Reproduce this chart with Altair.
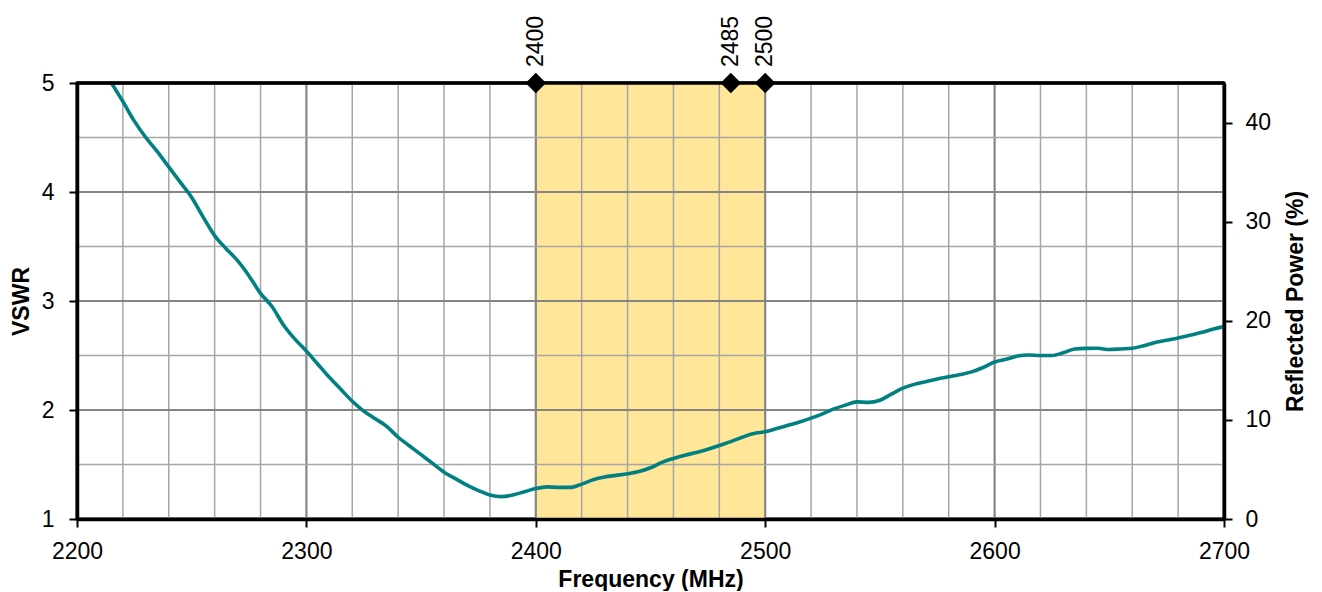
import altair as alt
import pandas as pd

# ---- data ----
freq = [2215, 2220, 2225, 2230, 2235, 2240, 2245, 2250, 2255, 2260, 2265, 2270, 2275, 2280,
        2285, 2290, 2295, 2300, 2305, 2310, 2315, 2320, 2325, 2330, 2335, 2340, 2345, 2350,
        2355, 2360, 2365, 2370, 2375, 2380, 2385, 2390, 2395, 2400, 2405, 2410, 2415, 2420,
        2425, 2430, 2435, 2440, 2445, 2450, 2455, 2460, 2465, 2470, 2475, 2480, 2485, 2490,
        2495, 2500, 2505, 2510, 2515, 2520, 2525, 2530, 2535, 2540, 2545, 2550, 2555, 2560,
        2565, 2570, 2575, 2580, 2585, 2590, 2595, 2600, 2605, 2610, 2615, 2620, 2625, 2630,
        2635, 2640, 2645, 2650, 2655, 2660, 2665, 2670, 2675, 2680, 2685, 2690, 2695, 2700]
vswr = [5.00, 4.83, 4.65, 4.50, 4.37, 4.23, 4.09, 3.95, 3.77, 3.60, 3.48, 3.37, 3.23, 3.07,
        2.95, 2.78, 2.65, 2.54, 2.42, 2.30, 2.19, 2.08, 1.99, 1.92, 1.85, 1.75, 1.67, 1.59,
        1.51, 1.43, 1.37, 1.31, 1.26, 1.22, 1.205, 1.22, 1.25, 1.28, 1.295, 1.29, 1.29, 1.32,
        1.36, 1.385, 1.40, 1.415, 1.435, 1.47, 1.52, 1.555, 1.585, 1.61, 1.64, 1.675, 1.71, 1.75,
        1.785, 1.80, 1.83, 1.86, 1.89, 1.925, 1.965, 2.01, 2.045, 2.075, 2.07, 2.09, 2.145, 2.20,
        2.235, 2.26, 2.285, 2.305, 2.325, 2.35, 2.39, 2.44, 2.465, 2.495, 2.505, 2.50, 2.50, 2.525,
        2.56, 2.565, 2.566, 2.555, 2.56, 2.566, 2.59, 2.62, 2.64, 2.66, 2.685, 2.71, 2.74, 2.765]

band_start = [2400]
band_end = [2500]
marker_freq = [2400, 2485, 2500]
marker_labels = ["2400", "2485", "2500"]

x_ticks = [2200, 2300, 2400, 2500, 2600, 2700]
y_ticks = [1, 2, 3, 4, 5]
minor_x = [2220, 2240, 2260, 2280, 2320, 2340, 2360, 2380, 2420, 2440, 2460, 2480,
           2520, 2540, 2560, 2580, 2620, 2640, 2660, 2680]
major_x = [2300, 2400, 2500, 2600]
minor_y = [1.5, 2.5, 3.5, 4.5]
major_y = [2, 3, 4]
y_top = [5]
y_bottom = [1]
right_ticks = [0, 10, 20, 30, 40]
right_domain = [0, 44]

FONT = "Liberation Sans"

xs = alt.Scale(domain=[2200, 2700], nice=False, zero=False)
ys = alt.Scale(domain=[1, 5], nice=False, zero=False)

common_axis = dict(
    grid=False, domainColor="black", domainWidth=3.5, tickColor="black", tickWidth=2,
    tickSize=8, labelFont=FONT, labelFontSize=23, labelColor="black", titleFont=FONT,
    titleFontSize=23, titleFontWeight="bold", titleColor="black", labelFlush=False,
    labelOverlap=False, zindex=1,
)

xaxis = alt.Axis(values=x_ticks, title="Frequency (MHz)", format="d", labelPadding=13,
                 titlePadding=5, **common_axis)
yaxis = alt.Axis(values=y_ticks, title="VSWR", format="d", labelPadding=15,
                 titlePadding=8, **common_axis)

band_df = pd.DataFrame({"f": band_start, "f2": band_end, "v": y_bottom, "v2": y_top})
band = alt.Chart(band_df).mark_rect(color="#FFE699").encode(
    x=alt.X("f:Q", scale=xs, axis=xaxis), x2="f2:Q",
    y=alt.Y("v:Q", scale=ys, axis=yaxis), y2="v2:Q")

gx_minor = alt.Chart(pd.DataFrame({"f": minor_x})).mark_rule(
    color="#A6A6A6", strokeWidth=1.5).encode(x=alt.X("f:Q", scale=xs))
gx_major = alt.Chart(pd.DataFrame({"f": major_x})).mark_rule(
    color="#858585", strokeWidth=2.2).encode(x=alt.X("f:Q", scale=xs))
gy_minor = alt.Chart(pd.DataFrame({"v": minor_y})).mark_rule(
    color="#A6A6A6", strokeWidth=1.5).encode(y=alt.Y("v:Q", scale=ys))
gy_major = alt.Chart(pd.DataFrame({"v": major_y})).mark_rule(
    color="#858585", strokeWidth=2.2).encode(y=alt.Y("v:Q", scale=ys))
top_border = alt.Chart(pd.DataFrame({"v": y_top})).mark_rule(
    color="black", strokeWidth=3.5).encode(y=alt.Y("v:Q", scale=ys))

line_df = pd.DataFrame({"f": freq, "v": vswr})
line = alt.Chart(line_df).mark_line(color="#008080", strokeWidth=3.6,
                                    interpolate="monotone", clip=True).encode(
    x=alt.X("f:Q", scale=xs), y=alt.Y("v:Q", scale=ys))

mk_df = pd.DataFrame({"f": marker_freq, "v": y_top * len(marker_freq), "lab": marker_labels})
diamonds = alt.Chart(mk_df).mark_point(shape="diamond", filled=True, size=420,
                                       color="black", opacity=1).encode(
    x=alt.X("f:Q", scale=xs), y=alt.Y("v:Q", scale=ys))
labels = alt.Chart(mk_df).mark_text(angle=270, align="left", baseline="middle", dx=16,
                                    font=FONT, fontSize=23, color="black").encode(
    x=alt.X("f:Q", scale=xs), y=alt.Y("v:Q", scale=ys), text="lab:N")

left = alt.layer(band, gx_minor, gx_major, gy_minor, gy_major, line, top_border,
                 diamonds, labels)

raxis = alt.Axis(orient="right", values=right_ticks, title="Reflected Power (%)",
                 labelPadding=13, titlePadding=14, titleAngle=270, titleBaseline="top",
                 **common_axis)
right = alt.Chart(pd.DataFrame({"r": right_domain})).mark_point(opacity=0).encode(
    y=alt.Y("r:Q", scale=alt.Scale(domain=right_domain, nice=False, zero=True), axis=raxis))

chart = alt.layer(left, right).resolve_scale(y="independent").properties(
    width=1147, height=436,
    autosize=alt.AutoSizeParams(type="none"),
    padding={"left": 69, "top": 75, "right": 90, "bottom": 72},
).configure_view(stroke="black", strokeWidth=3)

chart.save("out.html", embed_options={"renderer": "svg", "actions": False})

____________________

• _INSTRUCTIONS FOR THE TASK_: Each line from the top of the material through the line containing "import pandas as pd" should be reproduced exactly; please drop any images.

• _THE RESULT_:
Reproduce this chart with Altair.
import altair as alt
import pandas as pd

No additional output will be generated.